The rural town of Prince Albert in Saskatchewan, Canada, first adopted the model in 2011. The town saw a 37 percent reduction in crime and an estimated $3.2 million in savings for policing in the three years following the implementation of the hub approach, according to a study by the University of Regina.

More than 100 communities in Canada have now implemented the model, and Chelsea was the first in the United States to adopt the approach, in 2015.

Eric Batista, Worcester’s chief of operations and project management, said the city’s “Hub” involves a weekly meeting with representatives from city departments, state agencies, nonprofits and local institutions such as hospitals. He said Chelsea officials played a “huge” role in helping Worcester start its own hub.

By bringing everyone together at the same table, the Hub seeks to bypass the phone calls and emails between organizations and case managers that can delay services to what he called “acute, high-level” cases within the city.

Project Manager John Genkos, who oversees the initiative for the city manager’s office, said the Hub follows a four-step “filter” process. First, agencies bring high-risk individual and family cases where they’re regularly providing services to the table every Tuesday. The risk factors of the individuals or families are presented at the table, with the representatives needing to agree that there is an acute, elevated risk.

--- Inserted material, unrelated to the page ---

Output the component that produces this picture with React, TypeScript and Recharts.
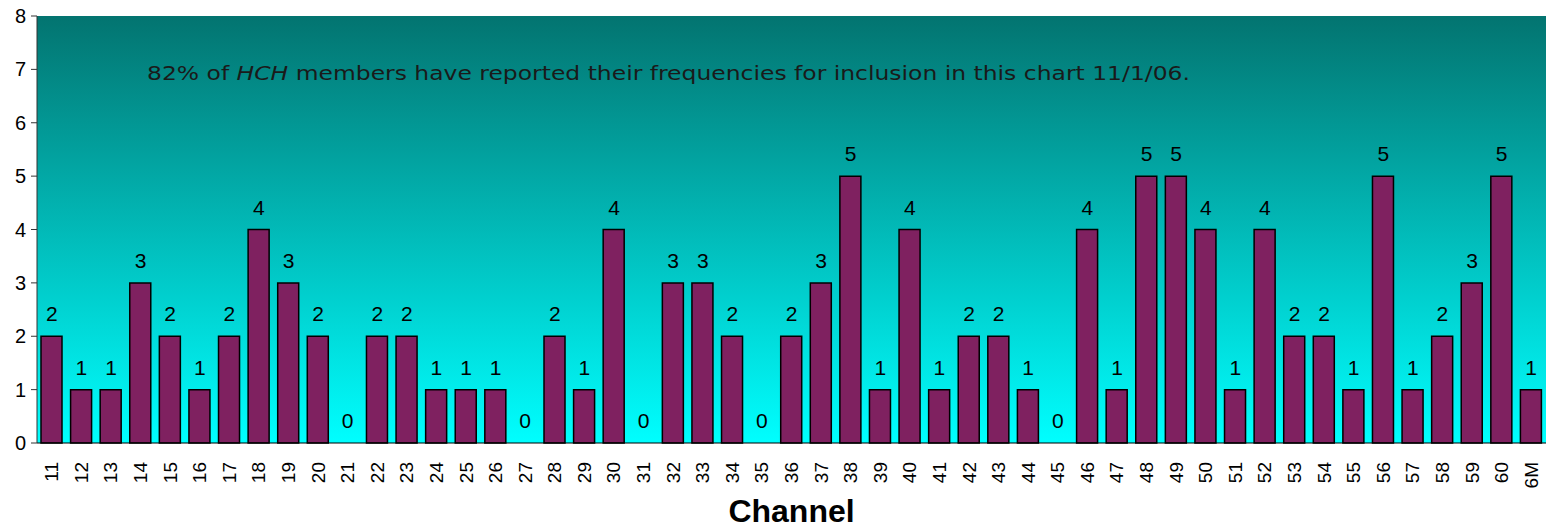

It’s a streamlined process. Case management is not allowed at the table for confidentiality reasons, Batista said, and if a case is accepted and given a Hub case number, only those agencies assigned to the case meet afterward to develop a plan of action.

The accepted cases then require the lead agency involved to make contact with the individual or family within 24 to 48 hours, to receive consent and connect them with services.

“The beauty of the table is you have to hold each other accountable,” Genkos said. “The next week there’s an update, and the updates are very simple: ‘Is this an acute, elevated risk, and are they connected.’ If not, maybe we give it another week to provide an update. That’s the extent of the update to the rest of the group.”

Even for those cases that aren’t evaluated as needing a Hub intervention, the various agencies can connect after the meeting and still offer ideas and services to help those individuals and families, Genkos said.

“We’ve already seen in the first couple of weeks, offline after the meeting, people offering ‘this is a quick program’ or ‘I know this service that could be useful,’” he said. “It gives a face to the name of each organization, too. It builds a team-type atmosphere.”

In addition to connecting high-risk families and individuals with services, Batista and Genkos said the program can help manage city resources by reducing the number of service calls to a particular household, while also giving the city an opportunity to track how it is performing and to identify service gaps.